Subject: RE: File No. S7-31-22; Release No. 34-96495: Order Competition Rule
From: A Concerned Investor N/A
Affiliation:

Mar. 31, 2023

 


File No. S7-31-22; Release No. 34-96495: Order Competition Rule 


To Whom It May Concern: 


The Order Competition Rule is a great start to a path to clean up our markets and I favor this proposal.  There is a great conflict of interest when brokers route their orders to certain market maker(s) before anywhere else due to the market maker being the Payment-For-Order-Flow (PFOF) customer and recipient.  In the United Kingdom, this PFOF scheme has been outlawed and this should be the case here in the United States.  
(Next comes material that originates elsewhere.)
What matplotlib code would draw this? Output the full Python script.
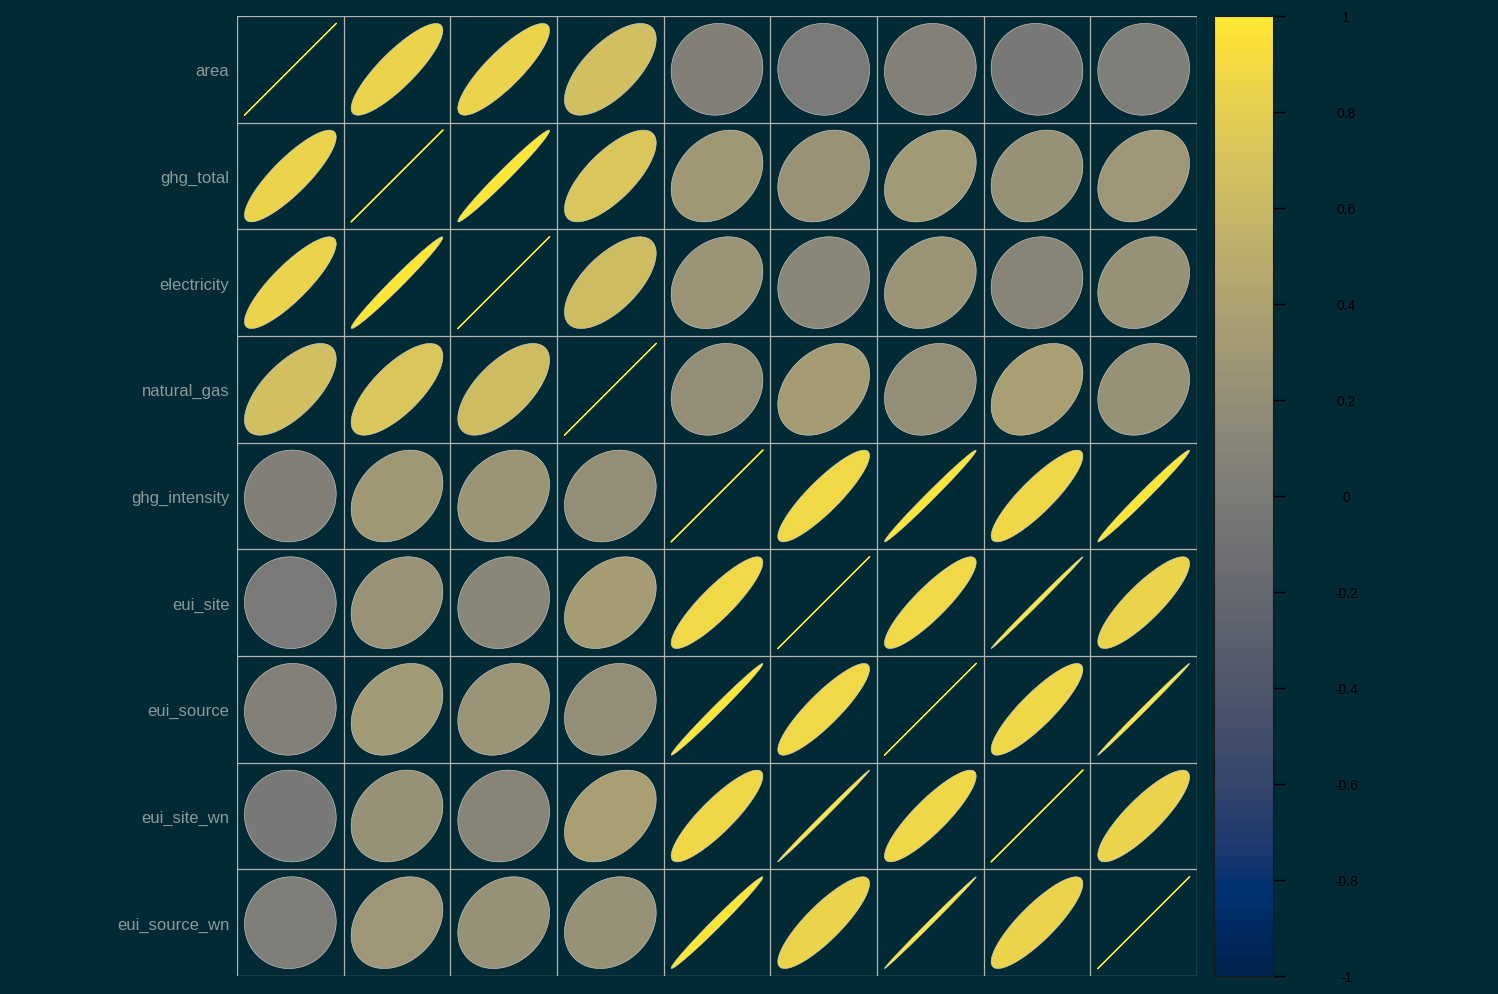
import numpy as np
import matplotlib
matplotlib.use("Agg")
import matplotlib.pyplot as plt
from matplotlib.patches import Polygon

# variables and correlation matrix
variables = ["area", "ghg_total", "electricity", "natural_gas", "ghg_intensity",
             "eui_site", "eui_source", "eui_site_wn", "eui_source_wn"]

corr = [
    [1.00, 0.85, 0.85, 0.66, 0.04, -0.01, 0.05, -0.03, 0.03],
    [0.85, 1.00, 0.985, 0.72, 0.29, 0.24, 0.31, 0.22, 0.28],
    [0.85, 0.985, 1.00, 0.64, 0.25, 0.12, 0.25, 0.10, 0.22],
    [0.66, 0.72, 0.64, 1.00, 0.20, 0.33, 0.20, 0.36, 0.22],
    [0.04, 0.29, 0.25, 0.20, 1.00, 0.88, 0.992, 0.87, 0.99],
    [-0.01, 0.24, 0.12, 0.33, 0.88, 1.00, 0.88, 0.998, 0.85],
    [0.05, 0.31, 0.25, 0.20, 0.992, 0.88, 1.00, 0.87, 0.998],
    [-0.03, 0.22, 0.10, 0.36, 0.87, 0.998, 0.87, 1.00, 0.85],
    [0.03, 0.28, 0.22, 0.22, 0.99, 0.85, 0.998, 0.85, 1.00],
]

cbar_ticks = [1, 0.8, 0.6, 0.4, 0.2, 0, -0.2, -0.4, -0.6, -0.8, -1]

bg = "#012a35"
cmap = plt.get_cmap("cividis")
n = len(variables)

fig = plt.figure(figsize=(14.98, 9.95), dpi=100, facecolor=bg)
ax = fig.add_axes([237 / 1498, 18 / 995, 960 / 1498, 960 / 995])
ax.set_facecolor(bg)
ax.set_xlim(0, n)
ax.set_ylim(n, 0)

# ellipse shape as in corrplot: x = cos(t + d/2), y = cos(t - d/2)
t = np.linspace(0, 2 * np.pi, 200)
size = 0.86
for i in range(n):
    for j in range(n):
        r = corr[i][j]
        d = np.arccos(np.clip(r, -1, 1))
        ex = np.cos(t + d / 2) / 2 * size + j + 0.5
        ey = -np.cos(t - d / 2) / 2 * size + i + 0.5
        col = cmap((r + 1) / 2)
        if i == j:
            ax.plot(ex, ey, color=col, lw=0.9)
        else:
            ax.add_patch(Polygon(np.column_stack([ex, ey]), closed=True,
                                 facecolor=col, edgecolor="#d6d6d0", lw=0.4))

for k in range(n + 1):
    ax.axhline(k, color="#b4b4b4", lw=0.9)
    ax.axvline(k, color="#b4b4b4", lw=0.9)

ax.set_xticks([])
ax.set_yticks(np.arange(n) + 0.5)
ax.set_yticklabels(variables, fontsize=12, color="#8a9a9a", family="Liberation Sans")
ax.tick_params(axis="y", length=0, pad=5.5)
for s in ax.spines.values():
    s.set_visible(False)

# colour bar
cax = fig.add_axes([1214 / 1498, 18 / 995, 59 / 1498, 960 / 995])
grad = np.linspace(-1, 1, 200).reshape(-1, 1)
cax.imshow(grad, cmap=cmap, aspect="auto", origin="lower", extent=[0, 1, -1, 1])
cax.set_xticks([])
cax.yaxis.tick_right()
cax.set_yticks(cbar_ticks)
cax.set_yticklabels([f"{v:g}" for v in cbar_ticks], fontsize=10, color="black",
                    family="Liberation Sans", ha="center")
cax.tick_params(axis="y", length=8.6, width=1, color="black", pad=44)
for s in cax.spines.values():
    s.set_color("#1a1a1a")
    s.set_linewidth(0.8)

fig.savefig("out.png", dpi=100, facecolor=bg)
I support this rule, as an individual investor, and I don't pretend to consider it fair for broker-dealers and market makers to reap billions of dollars at the expense of household investors' price discovery all while lying about providing "superior order execution".  The current state of the markets is too anti-competitive, when we need competition in this capitalistic system.  Same thing applies to entities claiming to be "too-big-too-fail".  If they are "too-big", they should cease to exist and be split apart into thousands of smaller units.  Same goes for the centralized entities controlling price discovery and the internalizers they utilize, where individual orders are sent off to die.  These things should not exist, as well as, the middlemen clogging up our markets, which, without their taxing burden of their existence, will improve prices for individuals, institutions, and pensions alike.  



Brokers engaged in these types of practices of not providing best execution should lose their licenses and FINRA should make public the findings of their evaluation on the impact of not charging commissions on member firms' order-routing practices and decisions.  We need the transparency in our markets for them to function properly, and this includes the "regulators".  Payment-For-Order-Flow should be banned, as studies have shown, order execution is better with routing not involved in PFOF.  Minimal fines for massive societal damage is unacceptable and the regulators need to do their jobs and root out this corruption, otherwise, it seems they are complicit in the crimes against humanity. 



Again, I support this rule proposal and believe it is an inch closer to reforming our markets and making it a free and fair market again.